Hermitian structures defined by linear electromagnetic constitutive laws

TL;DR

This paper explores how linear electromagnetic laws induce Hermitian structures on the bundle of 2-forms in four-dimensional manifolds, linking geometric structures to electromagnetic oscillators and symplectic forms.

Contribution

It demonstrates that electromagnetic constitutive laws naturally define Hermitian and symplectic structures on 2-form bundles, connecting geometry with electromagnetic oscillator models.

Findings

Hermitian structures arise from electromagnetic constitutive laws.

Real and imaginary parts correspond to Hamiltonian and symplectic forms.
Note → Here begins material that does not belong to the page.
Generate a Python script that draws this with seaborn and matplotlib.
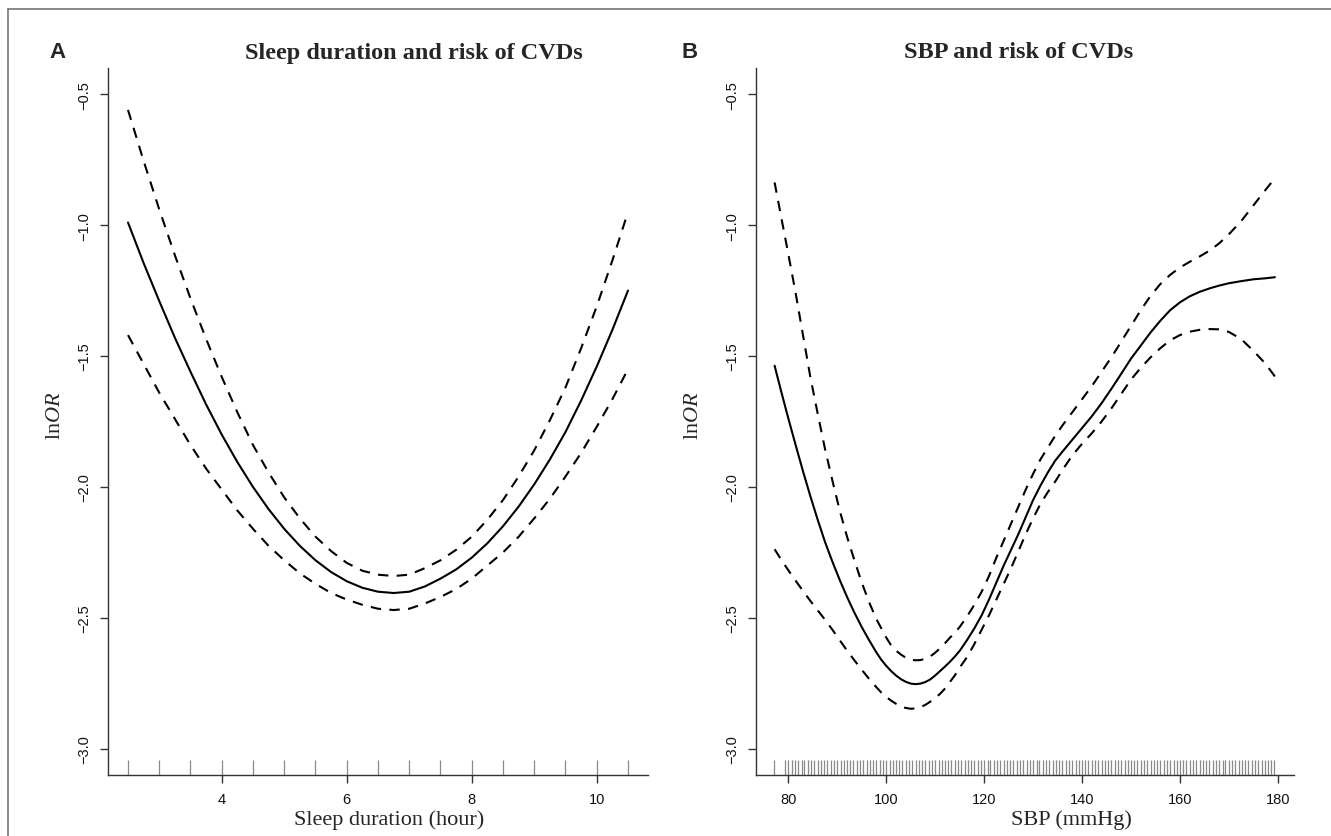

Complex oscillator equations are derived from geometric structures.

Abstract

It is demonstrated that when the bundle of 2-forms on a four-dimensional manifold M admits an almost-complex structure any choice of "real + imaginary" subspace decomposition of the bundle defines a conjugation map, as well as a Hermitian structure for the bundle. When the almost-complex structure comes from a linear electromagnetic constitutive law, the real and imaginary parts of the Hermitian structure are then shown to represent the Hamiltonian for an anisotropic three-dimensional electromagnetic oscillator at each point of M and a symplectic structure for each fiber. The complex form of the oscillator equations is also definable in terms of the geometric structures that were introduced.